Onboard will be an instrument known as the Peregrine Ion Trap Mass Spectrometer (PITMS), which was developed in the UK by scientists from The Open University (OU) and the Science Technology Facilities Council (STFC) RAL Space – the UK’s national space lab, in collaboration with Nasa’s Goddard Space Flight Centre in Washington DC.
Simeon Barber, of The Open University, who developed a key sensor on the PITMS instrument, told the PA news agency: “I have been developing the underlying technology since I joined The Open University as a PhD student 25 years ago.
“So yes, it is a culmination of lots of hard work, as well as backing from our funders.
“It is amazing to see this sensor now heading to the moon as part of an instrument led by my colleague Barbara Cohen at Nasa’s Goddard Space Flight Centre.”
(PA Graphics)PA Graphics/Press Association Images - PA Graphics
The device will analyse the thin lunar atmosphere as well as find out more about how water might be moving around the moon.
For many years, scientists believed the moon was bone dry and any water detected in the samples from Apollo missions were thought to be contamination from Earth.
However, more recent missions have revealed the presence of water and, in 2020, Nasa confirmed the presence of water molecules in sunlit areas of the moon.
Dr Barber told the PA: “Various new data in the last decade has overturned the Apollo-era notion of the moon as a bone-dry place.
“We have seen hints of ice at the cold lunar poles, and suggestions of water (or the related hydroxyl molecule) globally, as well as new analyses of Apollo samples showing small pockets of water within the lunar rock itself.”

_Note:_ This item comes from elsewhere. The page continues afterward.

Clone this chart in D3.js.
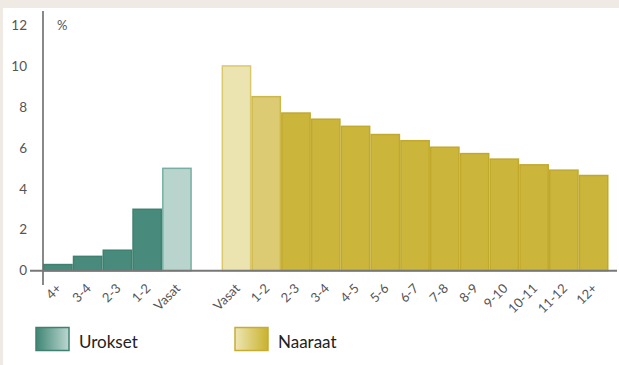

Understanding the lunar water cycle is crucial for future exploration of the moon.
Water is a key resource for sustaining a human presence on the moon – providing drinking water as well as supporting various industrial processes.
Dr Barber added: “We are interested in how these water molecules travel through the lunar exosphere (atmosphere) under the influence of day-night temperature cycles, eventually reaching the super cold polar regions where they accumulate slowly as frost or ice layers.
“This transport through the exosphere is the link connecting the various sources of water, and their eventual fate locked up in polar cold traps.
“PITMS will measure the composition and density of the lunar exosphere through the lunar day, allowing us to deduce the processes at play on the moon today, and by extension, throughout the moon’s history and on other similar planetary bodies.”
He added: “I am hoping that the measurements we make will help us understand how the gases in the moon’s incredibly thin atmosphere interact with the surface rocks and soil.
“This will be another price in the jigsaw that helps us work out how water vapour moves around the moon, and whether one day we might be able to harvest it to turn into drinking water for astronauts working in lunar bases.”
The launch window for the Peregrine lander opens on January 8 at 7.18am UK time.
The spacecraft will blast off aboard a Vulcan Centaur rocket, built by US aerospace manufacturer United Launch Alliance, from Cape Canaveral in Florida.
It is part of Nasa’s Commercial Lunar Payload Services initiative, which aims to involve commercial companies in the exploration of the moon.
Officials say the spacecraft could attempt a lunar landing on February 23.
Its destination is an area in the Gruithuisen Domes, a series of volcanic domes named after the German astronomer Franz von Gruithuisen.
Once it is on the surface, the Peregrine lander is designed to operate for roughly two weeks – or one lunar day.